* _Task_
Using the listing below, extract each line that has the word "chart" in it.

* _Given material_
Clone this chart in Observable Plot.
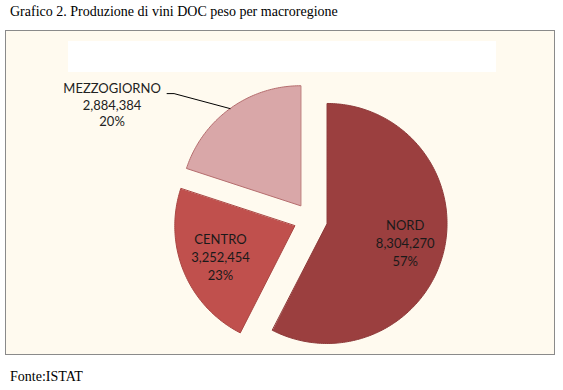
<!DOCTYPE html>
<html><head><meta charset="utf-8">
<script src="https://cdn.jsdelivr.net/npm/d3@7"></script>
<script src="https://cdn.jsdelivr.net/npm/@observablehq/plot@0.6"></script>
<style>
body{margin:0;background:#fff;width:563px;height:390px;position:relative;overflow:hidden}
#title{position:absolute;left:10px;top:4px;font-family:"Liberation Serif","Times New Roman",serif;font-size:14px;color:#000;white-space:nowrap}
#frame{position:absolute;left:5px;top:30px;width:548px;height:323px;border:1px solid #8a8a8a;background:#fffaef}
#legendbox{position:absolute;left:62px;top:10px;width:428px;height:31px;background:#fff}
#chart{position:absolute;left:0;top:0}
#caption{position:absolute;left:10px;top:369px;font-family:"Liberation Serif","Times New Roman",serif;font-size:14px;color:#000}
</style></head>
<body>
<div id="title">Grafico 2. Produzione di vini DOC peso per macroregione</div>
<div id="frame"><div id="legendbox"></div><div id="chart"></div></div>
<div id="caption">Fonte:ISTAT</div>
<script>
const names = ["NORD", "CENTRO", "MEZZOGIORNO"];
const values = [8304270, 3252454, 2884384];
const valueLabels = ["8,304,270", "3,252,454", "2,884,384"];
const percents = ["57%", "23%", "20%"];
const fills = ["#9b3f3f", "#c0504d", "#d9a7a8"];
const strokes = ["#8e3a3a", "#a94643", "#b56d6e"];

const W = 548, H = 323;
const cx = 304, cy = 188, R = 120, explode = 17;

const arcs = d3.pie().sort(null)(values);
const slices = arcs.map((a, i) => {
  const mid = (a.startAngle + a.endAngle) / 2;
  const ax = cx + explode * Math.sin(mid), ay = cy - explode * Math.cos(mid);
  const pts = [{x: ax, y: ay}];
  const n = Math.max(8, Math.ceil((a.endAngle - a.startAngle) / (Math.PI / 180)));
  for (let k = 0; k <= n; k++) {
    const t = a.startAngle + (a.endAngle - a.startAngle) * k / n;
    pts.push({x: ax + R * Math.sin(t), y: ay - R * Math.cos(t)});
  }
  return {i, mid, ax, ay, pts};
});

const labelFont = "Lato, 'Open Sans', sans-serif";
const inside = slices.filter(s => s.i < 2).map(s => ({
  x: s.ax + 0.67 * R * Math.sin(s.mid),
  y: s.ay - 0.67 * R * Math.cos(s.mid),
  text: names[s.i] + "\n" + valueLabels[s.i] + "\n" + percents[s.i]
}));
const m = slices[2];
const px = m.ax + R * Math.sin(m.mid), py = m.ay - R * Math.cos(m.mid);
const leader = [{x: px, y: py}, {x: px - 56, y: py - 15}, {x: px - 63, y: py - 15}];
const outside = [{x: px - 118, y: py - 4, text: names[2] + "\n" + valueLabels[2] + "\n" + percents[2]}];

const marks = slices.map(s => Plot.line(s.pts, {x: "x", y: "y", curve: "linear-closed", fill: fills[s.i], stroke: strokes[s.i], strokeWidth: 1}));
marks.push(Plot.line(leader, {x: "x", y: "y", stroke: "#000", strokeWidth: 1}));
marks.push(Plot.text(inside, {x: "x", y: "y", text: "text", fontSize: 13, lineHeight: 1.38, fill: "#1a1a1a", fontFamily: labelFont}));
marks.push(Plot.text(outside, {x: "x", y: "y", text: "text", fontSize: 13, lineHeight: 1.27, fill: "#222", fontFamily: labelFont}));

const chart = Plot.plot({
  width: W, height: H, margin: 0,
  x: {domain: [0, W], range: [0, W], axis: null},
  y: {domain: [0, H], range: [0, H], axis: null},
  style: {background: "transparent", overflow: "visible"},
  marks
});
document.getElementById("chart").appendChild(chart);
</script>
</body></html>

* _Expected answer_
Clone this chart in Observable Plot.
#chart{position:absolute;left:0;top:0}
<div id="frame"><div id="legendbox"></div><div id="chart"></div></div>
const chart = Plot.plot({
document.getElementById("chart").appendChild(chart);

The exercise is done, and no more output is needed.